Türkiye Cumhuriyeti’nin tarihindeki önemli olaylardan biri Atatürk’ün Samsun’a ayak basışıdır. Türk Milleti Birinci Dünya Savaşı sonrasında kötüleşen şartlar çerçevesinde kurtuluş çareleri ararken büyük bir lider Mustafa Kemal Atatürk ortaya çıktı ve Samsun’a ayak basarak böylelikle “Kurtuluş” yolunun ilk adımını atmış oldu. Bu nedenledir ki Atatürk’ün 16-19 Mayıs 1919 İstanbul’dan başlayan yolculuğu bir kurtuluş dönemini simgelemektedir. Samsun’a ayak basışının taşıdığı önem Atatürk’ün Büyük Nutku’ nu 19 Mayıs 1919 Samsun’a çıkışı ile başlatmasından da anlaşılmaktadır. Bu tarihi günleri Tarihçilerimiz şöyle kaleme almışlardır:

Atatürk beraberindeki kişilerle beraber 16 Mayıs 1919 Cuma günü öğleden sonra “Bandırma” adındaki eski bir vapurla Galata rıhtımından ayrılır. 17 Mayıs 1919 Cumartesi günü Bandırma Vapuru saat 21.40 sıralarında İnebolu’ya varır. 18 Mayıs 1919 Pazartesi günü beklenen yolculuğun sonuna gelinir. Yolcular Kalyon Burnu denilen yerden sandallarla Merkez iskelesine çıkarılırlar. Bu sandallardan birinin sahibi olan İsmail Yurtsever, o zaman için Atatürk’ü tanımadığını söyler. Atatürk’ü sandalda ve Samsun’da iken geniş yakalı lejyon kaputu ve başında kalpakla gördüğünü ifade etmektedir. Atatürk, İstanbul’dan başlayan ve Samsun’da sona eren yolculuk esnasında görevli bir askerdi ve giyimi de buna uygundu ancak Samsun’a ayak bastığı günden birkaç gün sonra asker değil, sivil olarak hareket etmiştir. Atatürk’ ün Samsun’a çıkışında gördüğü manzara pek parlak değildi. Şehirde İngiliz işgal kuvvetleri vardı. Pontusçular sokaklarda kol geziyordu. Halk kendisini koruyamayacak durumdaydı. Atatürk bugün müze haline getirilen Hıntıka Palas’ta kaldıkları süre içinde hep bu sorunları düşündü, yolculukta geçirdiği uykusuz geceler sona ermemişti; şimdi de burada uykusuz geceler başlıyordu. An, O’nda ve O’nun gibi düşünenlerde bu azim oldukça hiçbir engel aşılmaz değildi. Kısaca söylemek istediğimiz bu yolculuk Türk Milleti için bir dönüm noktası olmuş ve kurtuluşun başlangıcı olarak kabul edilmektedir. Millî Mücadele’yi başlatmak üzere Samsun’da Anadolu topraklarına bastığı 19 Mayıs 1919 tarihinin önemi nedeniyle de 19 Mayıs’ı Türk gençliğine armağan etmiş olması çok önemlidir.

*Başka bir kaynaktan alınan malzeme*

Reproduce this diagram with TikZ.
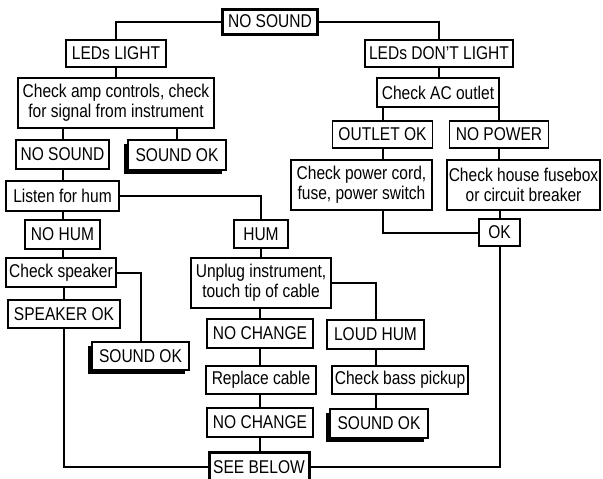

Atatürk, gençler benim gelecekteki emellerimi gerçekleştirmeyi üstlenen, bir gün bu memleketi sizin gibi beni anlamış bir gençliğe bırakacağımdan dolayı çok memnun ve mesudum diyerek Türk gençliğine olan güvenini de dile getirmektedir. Bu anlamlı güzel bayramı bizlere armağan eden atamızın şu sözleri hepimiz için bir rehber olmalıdır: “Benim naçiz vücudum elbet bir gün toprak olacaktır. Ancak Türkiye Cumhuriyeti ilelebet payidar kalacaktır. Ayrıca beni görmek demek, mutlaka yüzümü görmek değildir. Benim fikirlerimi benim duygularımı anlıyorsanız ve hissediyorsanız, bu kâfidir diyerek hissiyatını dile getirmiştir. Atatürk’ü anlamak, yaşadıklarını ve fikirlerini bilmekle mümkündür. Dolayısıyla Türkiye Cumhuriyeti’nin kurulmasında yaşanan zorlukları her zaman göz önünde bulundurarak, değerini bilmeli ve 19 Mayısları Atatürk’ün emanetine daima sahip çıkarak kutlamalıyız.

Sağlıklı, mutlu nice güzel 19 Mayıslar diliyor, saygılar sunuyorum.